__What you have to do__
Output each line exactly as it appears, skipping any embedded picture.

__Stored data__
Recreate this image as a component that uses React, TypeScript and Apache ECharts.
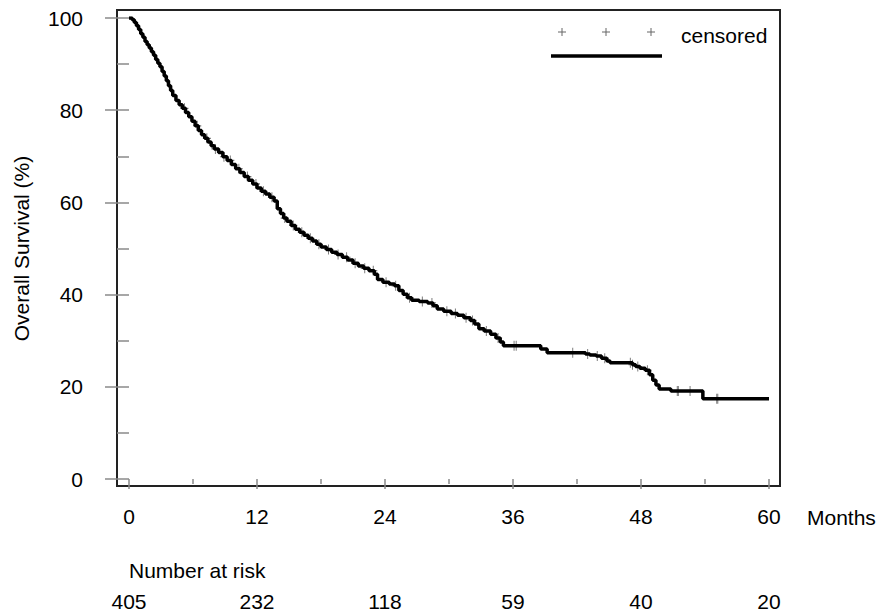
import React, { useEffect, useRef } from "react";
import * as echarts from "echarts";

// Kaplan-Meier step points (months, overall survival %)
const months = [
  0, 0.3, 0.5, 0.7, 0.9, 1.1, 1.3, 1.5, 1.7, 1.9, 2.1, 2.3, 2.5, 2.7, 2.9, 3.1, 3.3, 3.5, 3.7, 3.9,
  4.1, 4.4, 4.7, 5.0, 5.3, 5.6, 5.9, 6.2, 6.5, 6.8, 7.1, 7.4, 7.7, 8.0, 8.4, 8.8, 9.2, 9.6, 10.0,
  10.4, 10.8, 11.2, 11.6, 12.0, 12.4, 12.8, 13.2, 13.6, 13.9, 14.2, 14.5, 14.8, 15.2, 15.6, 16.0,
  16.4, 16.8, 17.2, 17.6, 18.0, 18.5, 19.0, 19.5, 20.0, 20.5, 21.0, 21.5, 22.0, 22.5, 23.0, 23.3,
  23.8, 24.4, 24.9, 25.3, 25.7, 26.1, 26.5, 27.2, 28.0, 28.5, 28.9, 29.5, 30.2, 30.8, 31.4, 32.0,
  32.4, 32.8, 33.3, 33.9, 34.4, 34.8, 35.1, 38.6, 39.2, 42.8, 43.2, 43.8, 44.3, 44.8, 45.1, 47.2,
  47.5, 47.9, 48.4, 48.8, 49.1, 49.4, 49.7, 50.8, 53.8, 60,
];
const survival = [
  100, 99.6, 99.0, 98.3, 97.5, 96.6, 95.8, 94.9, 94.2, 93.5, 92.7, 91.9, 91.0, 90.2, 89.4, 88.4, 87.4, 86.4, 85.3, 84.3,
  83.2, 82.1, 81.2, 80.4, 79.5, 78.6, 77.6, 76.6, 75.6, 74.7, 73.9, 73.1, 72.3, 71.6, 70.8, 69.9, 69.1, 68.2, 67.3,
  66.5, 65.6, 64.8, 64.0, 63.1, 62.4, 61.8, 61.1, 60.3, 58.6, 57.6, 56.6, 55.9, 55.0, 54.2, 53.5,
  52.9, 52.2, 51.6, 50.9, 50.3, 49.8, 49.2, 48.7, 48.1, 47.5, 46.8, 46.2, 45.7, 45.2, 44.4, 43.3,
  42.7, 42.3, 41.9, 40.9, 40.1, 39.3, 38.8, 38.5, 38.2, 37.6, 36.9, 36.4, 35.9, 35.5, 35.0, 34.4,
  33.6, 32.6, 32.1, 31.4, 30.6, 29.7, 28.9, 28.2, 27.4, 27.1, 26.9, 26.7, 26.2, 25.6, 25.2, 24.8,
  24.4, 24.0, 23.6, 22.6, 21.4, 20.4, 19.5, 19.1, 17.4, 17.4,
];
// Censoring times (months)
const censoredMonths = [
  5.2, 6.4, 7.3, 8.1, 8.9, 9.5, 10.3, 11.1, 11.9, 12.6, 13.4, 14.6, 15.4, 16.2, 17.0, 17.8,
  18.7, 19.6, 20.4, 21.2, 22.1, 22.9, 24.1, 25.0, 26.3, 27.5, 28.4, 29.8, 30.6, 31.6, 32.2,
  33.5, 34.6, 36.1, 36.3, 41.6, 43.0, 43.9, 44.6, 47.0, 47.2, 47.7, 48.6, 51.4, 51.5, 52.6,
  55.1, 55.2,
];
const xTicks = [0, 12, 24, 36, 48, 60];
const numberAtRisk = [405, 232, 118, 59, 40, 20];

const FONT = "Liberation Sans, Arial, Helvetica, sans-serif";
const FS = 21;

function survivalAt(t: number): number {
  let s = survival[0];
  for (let i = 0; i < months.length; i++) {
    if (months[i] <= t) s = survival[i];
    else break;
  }
  return s;
}

export default function App() {
  const ref = useRef<HTMLDivElement>(null);
  useEffect(() => {
    document.body.style.margin = "0";
    const chart = echarts.init(ref.current!, undefined, { renderer: "svg" });
    const lineData = months.map((m, i) => [m, survival[i]]);
    const censorData = censoredMonths.map((m) => [m, survivalAt(m)]);
    const tickColor = "#8a8a8a";
    chart.setOption({
      animation: false,
      textStyle: { fontFamily: FONT },
      grid: { left: 129, right: 108, top: 18, bottom: 134 },
      xAxis: [
        {
          type: "value",
          position: "bottom",
          offset: 7,
          min: 0,
          max: 60,
          interval: 12,
          axisLine: { show: false },
          axisTick: { show: true, length: 10, lineStyle: { color: tickColor, width: 1.5 } },
          minorTick: { show: true, splitNumber: 2, length: 5, lineStyle: { color: tickColor, width: 1.5 } },
          splitLine: { show: false },
          minorSplitLine: { show: false },
          axisLabel: { fontSize: FS, color: "#000", margin: 20, fontFamily: FONT },
        },
        {
          type: "value",
          position: "bottom",
          offset: 7,
          min: 0,
          max: 60,
          interval: 12,
          axisLine: { show: false },
          axisTick: { show: false },
          splitLine: { show: false },
          axisLabel: {
            fontSize: FS,
            color: "#000",
            margin: 105,
            fontFamily: FONT,
            formatter: (v: number) => {
              const idx = xTicks.indexOf(Math.round(v));
              return idx >= 0 ? String(numberAtRisk[idx]) : "";
            },
          },
        },
      ],
      yAxis: {
        type: "value",
        position: "left",
        offset: 12,
        min: 0,
        max: 100,
        interval: 20,
        axisLine: { show: false },
        axisTick: { show: true, length: 24, lineStyle: { color: tickColor, width: 1.5 } },
        minorTick: { show: true, splitNumber: 2, length: 12, lineStyle: { color: tickColor, width: 1.5 } },
        splitLine: { show: false },
        minorSplitLine: { show: false },
        axisLabel: { fontSize: FS, color: "#000", margin: 34, fontFamily: FONT },
        name: "Overall Survival (%)",
        nameLocation: "middle",
        nameRotate: 90,
        nameGap: 85,
        nameTextStyle: { fontSize: FS, color: "#000", fontFamily: FONT },
      },
      series: [
        {
          type: "scatter",
          name: "censored",
          data: censorData,
          symbol: "path://M-0.12,-1H0.12V1H-0.12Z M-1,-0.12H1V0.12H-1Z",
          symbolSize: [8, 10],
          itemStyle: { color: "#555" },
          z: 1,
          silent: true,
        },
        {
          type: "line",
          name: "Overall survival",
          data: lineData,
          step: "end",
          showSymbol: false,
          lineStyle: { color: "#000", width: 3.5 },
          z: 2,
          silent: true,
        },
      ],
      graphic: [
        {
          type: "rect",
          shape: { x: 117, y: 10, width: 663, height: 476 },
          style: { fill: "none", stroke: "#222", lineWidth: 2 },
          silent: true,
        },
        ...[562, 606, 651].flatMap((cx) => [
          { type: "line", shape: { x1: cx - 4, y1: 32, x2: cx + 4, y2: 32 }, style: { stroke: "#666", lineWidth: 1 } },
          { type: "line", shape: { x1: cx, y1: 28, x2: cx, y2: 36 }, style: { stroke: "#666", lineWidth: 1 } },
        ]),
        {
          type: "line",
          shape: { x1: 551, y1: 56, x2: 662, y2: 56 },
          style: { stroke: "#000", lineWidth: 3.5 },
        },
        {
          type: "text",
          x: 681,
          y: 35,
          style: { text: "censored", fontSize: FS, fill: "#000", fontFamily: FONT, verticalAlign: "middle", align: "left" },
        },
        {
          type: "text",
          x: 807,
          y: 517,
          style: { text: "Months", fontSize: FS, fill: "#000", fontFamily: FONT, verticalAlign: "middle", align: "left" },
        },
        {
          type: "text",
          x: 129,
          y: 570,
          style: { text: "Number at risk", fontSize: FS, fill: "#000", fontFamily: FONT, verticalAlign: "middle", align: "left" },
        },
      ],
    });
    return () => chart.dispose();
  }, []);
  return <div ref={ref} style={{ width: 877, height: 613 }} />;
}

__Expected answer__
Recreate this image as a component that uses React, TypeScript and Apache ECharts.
import React, { useEffect, useRef } from "react";
import * as echarts from "echarts";

// Kaplan-Meier step points (months, overall survival %)
const months = [
  0, 0.3, 0.5, 0.7, 0.9, 1.1, 1.3, 1.5, 1.7, 1.9, 2.1, 2.3, 2.5, 2.7, 2.9, 3.1, 3.3, 3.5, 3.7, 3.9,
  4.1, 4.4, 4.7, 5.0, 5.3, 5.6, 5.9, 6.2, 6.5, 6.8, 7.1, 7.4, 7.7, 8.0, 8.4, 8.8, 9.2, 9.6, 10.0,
  10.4, 10.8, 11.2, 11.6, 12.0, 12.4, 12.8, 13.2, 13.6, 13.9, 14.2, 14.5, 14.8, 15.2, 15.6, 16.0,
  16.4, 16.8, 17.2, 17.6, 18.0, 18.5, 19.0, 19.5, 20.0, 20.5, 21.0, 21.5, 22.0, 22.5, 23.0, 23.3,
  23.8, 24.4, 24.9, 25.3, 25.7, 26.1, 26.5, 27.2, 28.0, 28.5, 28.9, 29.5, 30.2, 30.8, 31.4, 32.0,
  32.4, 32.8, 33.3, 33.9, 34.4, 34.8, 35.1, 38.6, 39.2, 42.8, 43.2, 43.8, 44.3, 44.8, 45.1, 47.2,
  47.5, 47.9, 48.4, 48.8, 49.1, 49.4, 49.7, 50.8, 53.8, 60,
];
const survival = [
  100, 99.6, 99.0, 98.3, 97.5, 96.6, 95.8, 94.9, 94.2, 93.5, 92.7, 91.9, 91.0, 90.2, 89.4, 88.4, 87.4, 86.4, 85.3, 84.3,
  83.2, 82.1, 81.2, 80.4, 79.5, 78.6, 77.6, 76.6, 75.6, 74.7, 73.9, 73.1, 72.3, 71.6, 70.8, 69.9, 69.1, 68.2, 67.3,
  66.5, 65.6, 64.8, 64.0, 63.1, 62.4, 61.8, 61.1, 60.3, 58.6, 57.6, 56.6, 55.9, 55.0, 54.2, 53.5,
  52.9, 52.2, 51.6, 50.9, 50.3, 49.8, 49.2, 48.7, 48.1, 47.5, 46.8, 46.2, 45.7, 45.2, 44.4, 43.3,
  42.7, 42.3, 41.9, 40.9, 40.1, 39.3, 38.8, 38.5, 38.2, 37.6, 36.9, 36.4, 35.9, 35.5, 35.0, 34.4,
  33.6, 32.6, 32.1, 31.4, 30.6, 29.7, 28.9, 28.2, 27.4, 27.1, 26.9, 26.7, 26.2, 25.6, 25.2, 24.8,
  24.4, 24.0, 23.6, 22.6, 21.4, 20.4, 19.5, 19.1, 17.4, 17.4,
];
// Censoring times (months)
const censoredMonths = [
  5.2, 6.4, 7.3, 8.1, 8.9, 9.5, 10.3, 11.1, 11.9, 12.6, 13.4, 14.6, 15.4, 16.2, 17.0, 17.8,
  18.7, 19.6, 20.4, 21.2, 22.1, 22.9, 24.1, 25.0, 26.3, 27.5, 28.4, 29.8, 30.6, 31.6, 32.2,
  33.5, 34.6, 36.1, 36.3, 41.6, 43.0, 43.9, 44.6, 47.0, 47.2, 47.7, 48.6, 51.4, 51.5, 52.6,
  55.1, 55.2,
];
const xTicks = [0, 12, 24, 36, 48, 60];
const numberAtRisk = [405, 232, 118, 59, 40, 20];

const FONT = "Liberation Sans, Arial, Helvetica, sans-serif";
const FS = 21;

function survivalAt(t: number): number {
  let s = survival[0];
  for (let i = 0; i < months.length; i++) {
    if (months[i] <= t) s = survival[i];
    else break;
  }
  return s;
}

export default function App() {
  const ref = useRef<HTMLDivElement>(null);
  useEffect(() => {
    document.body.style.margin = "0";
    const chart = echarts.init(ref.current!, undefined, { renderer: "svg" });
    const lineData = months.map((m, i) => [m, survival[i]]);
    const censorData = censoredMonths.map((m) => [m, survivalAt(m)]);
    const tickColor = "#8a8a8a";
    chart.setOption({
      animation: false,
      textStyle: { fontFamily: FONT },
      grid: { left: 129, right: 108, top: 18, bottom: 134 },
      xAxis: [
        {
          type: "value",
          position: "bottom",
          offset: 7,
          min: 0,
          max: 60,
          interval: 12,
          axisLine: { show: false },
          axisTick: { show: true, length: 10, lineStyle: { color: tickColor, width: 1.5 } },
          minorTick: { show: true, splitNumber: 2, length: 5, lineStyle: { color: tickColor, width: 1.5 } },
          splitLine: { show: false },
          minorSplitLine: { show: false },
          axisLabel: { fontSize: FS, color: "#000", margin: 20, fontFamily: FONT },
        },
        {
          type: "value",
          position: "bottom",
          offset: 7,
          min: 0,
          max: 60,
          interval: 12,
          axisLine: { show: false },
          axisTick: { show: false },
          splitLine: { show: false },
          axisLabel: {
            fontSize: FS,
            color: "#000",
            margin: 105,
            fontFamily: FONT,
            formatter: (v: number) => {
              const idx = xTicks.indexOf(Math.round(v));
              return idx >= 0 ? String(numberAtRisk[idx]) : "";
            },
          },
        },
      ],
      yAxis: {
        type: "value",
        position: "left",
        offset: 12,
        min: 0,
        max: 100,
        interval: 20,
        axisLine: { show: false },
        axisTick: { show: true, length: 24, lineStyle: { color: tickColor, width: 1.5 } },
        minorTick: { show: true, splitNumber: 2, length: 12, lineStyle: { color: tickColor, width: 1.5 } },
        splitLine: { show: false },
        minorSplitLine: { show: false },
        axisLabel: { fontSize: FS, color: "#000", margin: 34, fontFamily: FONT },
        name: "Overall Survival (%)",
        nameLocation: "middle",
        nameRotate: 90,
        nameGap: 85,
        nameTextStyle: { fontSize: FS, color: "#000", fontFamily: FONT },
      },
      series: [
        {
          type: "scatter",
          name: "censored",
          data: censorData,
          symbol: "path://M-0.12,-1H0.12V1H-0.12Z M-1,-0.12H1V0.12H-1Z",
          symbolSize: [8, 10],
          itemStyle: { color: "#555" },
          z: 1,
          silent: true,
        },
        {
          type: "line",
          name: "Overall survival",
          data: lineData,
          step: "end",
          showSymbol: false,
          lineStyle: { color: "#000", width: 3.5 },
          z: 2,
          silent: true,
        },
      ],
      graphic: [
        {
          type: "rect",
          shape: { x: 117, y: 10, width: 663, height: 476 },
          style: { fill: "none", stroke: "#222", lineWidth: 2 },
          silent: true,
        },
        ...[562, 606, 651].flatMap((cx) => [
          { type: "line", shape: { x1: cx - 4, y1: 32, x2: cx + 4, y2: 32 }, style: { stroke: "#666", lineWidth: 1 } },
          { type: "line", shape: { x1: cx, y1: 28, x2: cx, y2: 36 }, style: { stroke: "#666", lineWidth: 1 } },
        ]),
        {
          type: "line",
          shape: { x1: 551, y1: 56, x2: 662, y2: 56 },
          style: { stroke: "#000", lineWidth: 3.5 },
        },
        {
          type: "text",
          x: 681,
          y: 35,
          style: { text: "censored", fontSize: FS, fill: "#000", fontFamily: FONT, verticalAlign: "middle", align: "left" },
        },
        {
          type: "text",
          x: 807,
          y: 517,
          style: { text: "Months", fontSize: FS, fill: "#000", fontFamily: FONT, verticalAlign: "middle", align: "left" },
        },
        {
          type: "text",
          x: 129,
          y: 570,
          style: { text: "Number at risk", fontSize: FS, fill: "#000", fontFamily: FONT, verticalAlign: "middle", align: "left" },
        },
      ],
    });
    return () => chart.dispose();
  }, []);
  return <div ref={ref} style={{ width: 877, height: 613 }} />;
}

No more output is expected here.